[Rows from a dataset of charts and code]
=======
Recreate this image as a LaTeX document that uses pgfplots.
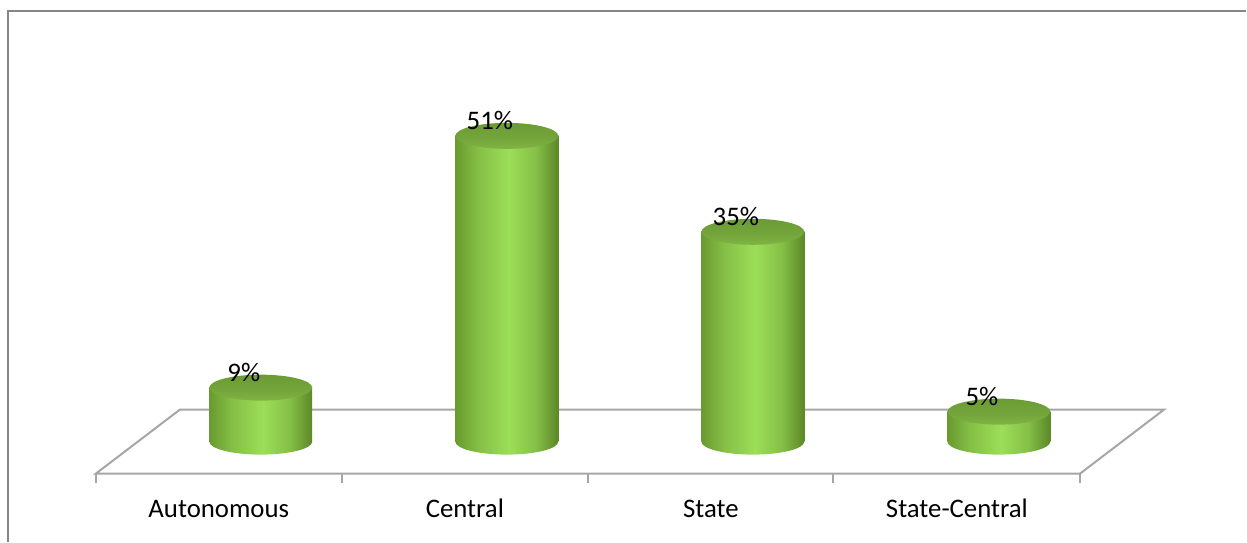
\documentclass[border=0pt]{standalone}
\usepackage{fontspec}
\setmainfont{Carlito}
\usepackage{pgfplots}
\usepackage{pgfplotstable}
\pgfplotsset{compat=1.18}
\definecolor{cylL}{HTML}{699A2F}
\definecolor{cylM}{HTML}{9CDE58}
\definecolor{cylR}{HTML}{5C8828}
\definecolor{capT}{HTML}{6C9B35}
\definecolor{capB}{HTML}{80B444}
\definecolor{floorc}{HTML}{A6A6A6}
\definecolor{framec}{HTML}{868686}
\pgfdeclarehorizontalshading{cylside}{100bp}{color(0bp)=(cylL); color(25bp)=(cylL); color(36bp)=(cylL!45!cylM); color(51bp)=(cylM); color(64bp)=(cylR!35!cylM); color(75bp)=(cylR); color(100bp)=(cylR)}
\pgfdeclareverticalshading{cylcap}{100bp}{color(0bp)=(capB); color(25bp)=(capB); color(45bp)=(capT!60!capB); color(75bp)=(capT); color(100bp)=(capT)}
\pgfdeclareplotmark{cylbase}{%
  \pgfpathellipse{\pgfpointorigin}{\pgfqpoint{25.75pt}{0pt}}{\pgfqpoint{0pt}{6.5pt}}%
  \pgfshadepath{cylside}{0}\pgfusepath{discard}}
\pgfdeclareplotmark{cyltop}{%
  \pgfpathellipse{\pgfpointorigin}{\pgfqpoint{25.75pt}{0pt}}{\pgfqpoint{0pt}{6.5pt}}%
  \pgfshadepath{cylcap}{0}\pgfusepath{discard}}
\pgfplotstableread{
x y
0 9
1 51
2 35
3 5
}\datatable
\begin{document}
\begin{tikzpicture}
\begin{axis}[
  at={(0,0)}, anchor=south west,
  scale only axis, width=623.5pt, height=271pt,
  xmin=-1.0599, xmax=4.0041, ymin=-16.667, ymax=73.667,
  hide axis, clip=false,
  /pgf/number format/assume math mode=true,
  cyl/.style={ybar, bar width=51.5pt, bar shift=0pt, draw=none, shade, shading=cylside},
]
\path (rel axis cs:0,0) rectangle (rel axis cs:1,1);
% frame
\draw[framec, line width=1.1pt] (rel axis cs:0.00642,0) -- (rel axis cs:0.00642,0.9797) -- (rel axis cs:1,0.9797);
% floor
\draw[floorc, line width=1pt, line join=miter] (axis cs:-0.6701,-5.333) -- (axis cs:3.330,-5.333) -- (axis cs:3.671,5.333) -- (axis cs:-0.3289,5.333) -- cycle;
\pgfplotsinvokeforeach{-0.6701,0.3289,1.328,2.327,3.330}{
  \draw[floorc, line width=1pt] (axis cs:#1,-5.333) -- (axis cs:#1,-6.833);
}
% category labels
\node[font=\fontsize{13.4}{16}\selectfont, text=black] at (axis cs:-0.1706,-11.2) {Autonomous};
\node[font=\fontsize{13.4}{16}\selectfont, text=black] at (axis cs:0.8294,-11.2) {Central};
\node[font=\fontsize{13.4}{16}\selectfont, text=black] at (axis cs:1.8294,-11.2) {State};
\node[font=\fontsize{13.4}{16}\selectfont, text=black] at (axis cs:2.8294,-11.2) {State-Central};
% cylinder bases
\addplot[only marks, mark=cylbase] coordinates {(0,0) (1,0) (2,0) (3,0)};
% cylinder bodies, one plot each so each is shaded on its own
\addplot[cyl] coordinates {(0,9)};
\addplot[cyl] coordinates {(1,51)};
\addplot[cyl] coordinates {(2,35)};
\addplot[cyl] coordinates {(3,5)};
% cylinder tops with value labels
\addplot[only marks, mark=cyltop, point meta=y,
  nodes near coords={\pgfmathprintnumber{\pgfplotspointmeta}\%},
  every node near coord/.append style={anchor=center, xshift=-8.5pt, yshift=7.5pt,
    font=\fontsize{13.4}{16}\selectfont, text=black}]
  table[x=x, y=y] {\datatable};
\end{axis}
\end{tikzpicture}
\end{document}
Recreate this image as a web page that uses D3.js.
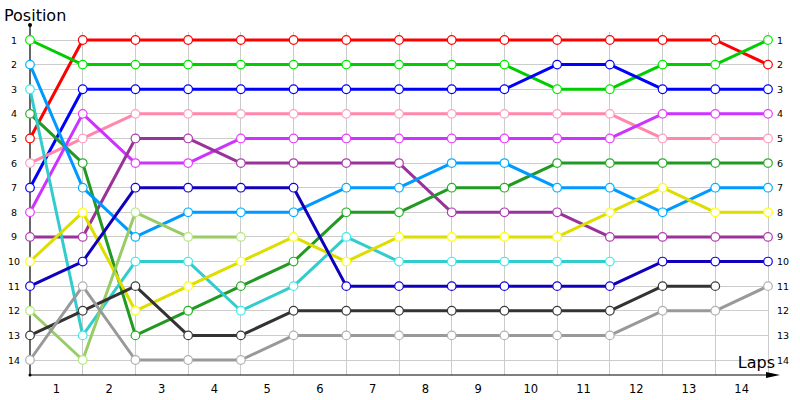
<!DOCTYPE html>
<html><head><meta charset="utf-8">
<script src="https://cdn.jsdelivr.net/npm/d3@7"></script>
<style>body{margin:0;background:#fff}svg{display:block}</style>
</head><body><div id="chart"></div>
<script>
const laps = ["1","2","3","4","5","6","7","8","9","10","11","12","13","14"];
const positions = [1,2,3,4,5,6,7,8,9,10,11,12,13,14];
const seriesNames = ["red","green","blue","pink","violet","purple","darkgreen","lightblue","cyan","yellow","navy","lightgreen","darkgray","gray"];
const seriesColors = ["#ff0000","#00cc00","#0000ff","#ff88aa","#cc33ff","#993399","#229922","#0099ff","#33cccc","#dddd00","#1100bb","#99cc66","#333333","#999999"];
const seriesValues = [
  [5,1,1,1,1,1,1,1,1,1,1,1,1,1,2],
  [1,2,2,2,2,2,2,2,2,2,3,3,2,2,1],
  [7,3,3,3,3,3,3,3,3,3,2,2,3,3,3],
  [6,5,4,4,4,4,4,4,4,4,4,4,5,5,5],
  [8,4,6,6,5,5,5,5,5,5,5,5,4,4,4],
  [9,9,5,5,6,6,6,6,8,8,8,9,9,9,9],
  [4,6,13,12,11,10,8,8,7,7,6,6,6,6,6],
  [2,7,9,8,8,8,7,7,6,6,7,7,8,7,7],
  [3,13,10,10,12,11,9,10,10,10,10,10],
  [10,8,12,11,10,9,10,9,9,9,9,8,7,8,8],
  [11,10,7,7,7,7,11,11,11,11,11,11,10,10,10],
  [12,14,8,9,9],
  [13,12,11,13,13,12,12,12,12,12,12,12,11,11],
  [14,11,14,14,14,13,13,13,13,13,13,13,12,12,11]
];

const W = 800, H = 400;
const svg = d3.select("#chart").append("svg").attr("width", W).attr("height", H);
const x = d3.scaleLinear().domain([0, laps.length]).range([30, 768]);
const y = d3.scaleLinear().domain([1, 14]).range([40, 360]);
const font = "DejaVu Sans, Verdana, sans-serif";

// grid
const g = svg.append("g");
g.selectAll("line.h").data(positions).join("line")
  .attr("x1", x(0)).attr("x2", x(laps.length))
  .attr("y1", d => y(d)).attr("y2", d => y(d))
  .attr("stroke", "#cccccc").attr("stroke-width", 1).attr("shape-rendering","crispEdges");
g.selectAll("line.v").data(d3.range(1, laps.length + 1)).join("line")
  .attr("x1", d => x(d)).attr("x2", d => x(d))
  .attr("y1", 32).attr("y2", 375)
  .attr("stroke", "#cccccc").attr("stroke-width", 1).attr("shape-rendering","crispEdges");

// axes
svg.append("line").attr("x1", 30).attr("x2", 30).attr("y1", 25).attr("y2", 375)
  .attr("stroke", "#000").attr("stroke-width", 1.2);
svg.append("circle").attr("cx", 30).attr("cy", 25).attr("r", 2).attr("fill", "#000");
svg.append("circle").attr("cx", 30).attr("cy", 375).attr("r", 1.5).attr("fill", "#000");
svg.append("line").attr("x1", 30).attr("x2", 772).attr("y1", 375).attr("y2", 375)
  .attr("stroke", "#000").attr("stroke-width", 1.2);
svg.append("path").attr("d", "M766,372 L780,375 L766,378 Z").attr("fill", "#000");

// labels
svg.selectAll("text.yl").data(positions).join("text")
  .attr("x", 14).attr("y", d => y(d) + 3.5).attr("text-anchor", "middle")
  .attr("font-family", font).attr("font-size", 9.5).attr("fill", "#000").text(d => d);
svg.selectAll("text.yr").data(positions).join("text")
  .attr("x", 777).attr("y", d => y(d) + 3.5).attr("text-anchor", "start")
  .attr("font-family", font).attr("font-size", 9.5).attr("fill", "#000").text(d => d);
svg.selectAll("text.xl").data(laps).join("text")
  .attr("x", (d, i) => x(i + 0.5)).attr("y", 393).attr("text-anchor", "middle")
  .attr("font-family", font).attr("font-size", 11.5).attr("fill", "#000").text(d => d);
svg.append("text").attr("x", 4).attr("y", 21).attr("font-family", font).attr("font-size", 16)
  .attr("fill", "#000").text("Position");
svg.append("text").attr("x", 775).attr("y", 368).attr("text-anchor", "end").attr("font-family", font)
  .attr("font-size", 16).attr("fill", "#000").text("Laps");

// series
const line = d3.line().x((d, i) => x(i)).y(d => y(d));
seriesValues.forEach((vals, si) => {
  const col = seriesColors[si];
  const sg = svg.append("g").attr("class", seriesNames[si]);
  sg.append("path").attr("d", line(vals)).attr("fill", "none")
    .attr("stroke", col).attr("stroke-width", 3).attr("stroke-linejoin", "round");
});
seriesValues.forEach((vals, si) => {
  const col = d3.color(seriesColors[si]).brighter(0.4);
  svg.append("g").selectAll("circle").data(vals).join("circle")
    .attr("cx", (d, i) => x(i)).attr("cy", d => y(d)).attr("r", 4.3)
    .attr("fill", "#fff").attr("stroke", col).attr("stroke-width", 1.2);
});
</script></body></html>
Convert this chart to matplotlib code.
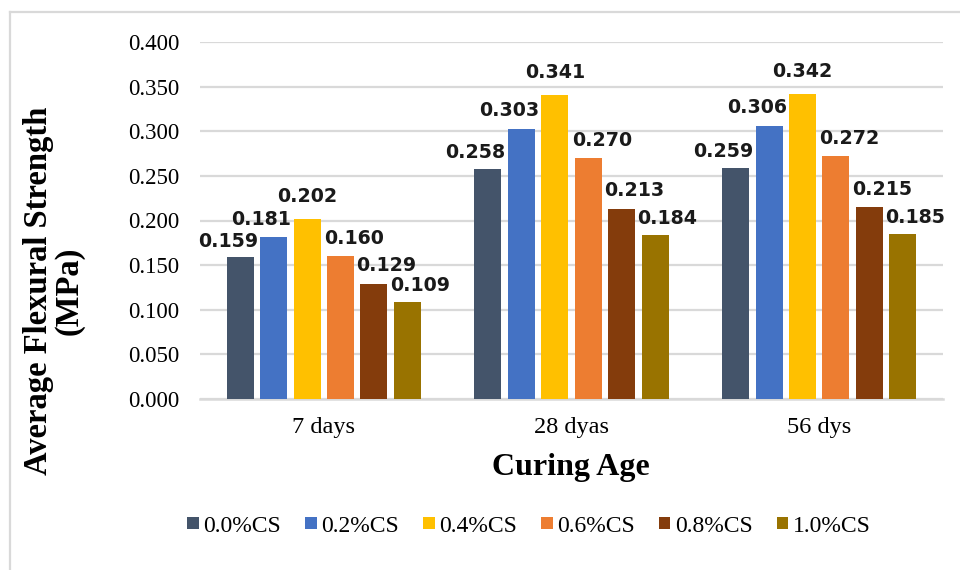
=======
**What this task involves**
Look through the records and gather every line containing "image".

**Expected output**
Recreate this image as a LaTeX document that uses pgfplots.
Recreate this image as a web page that uses D3.js.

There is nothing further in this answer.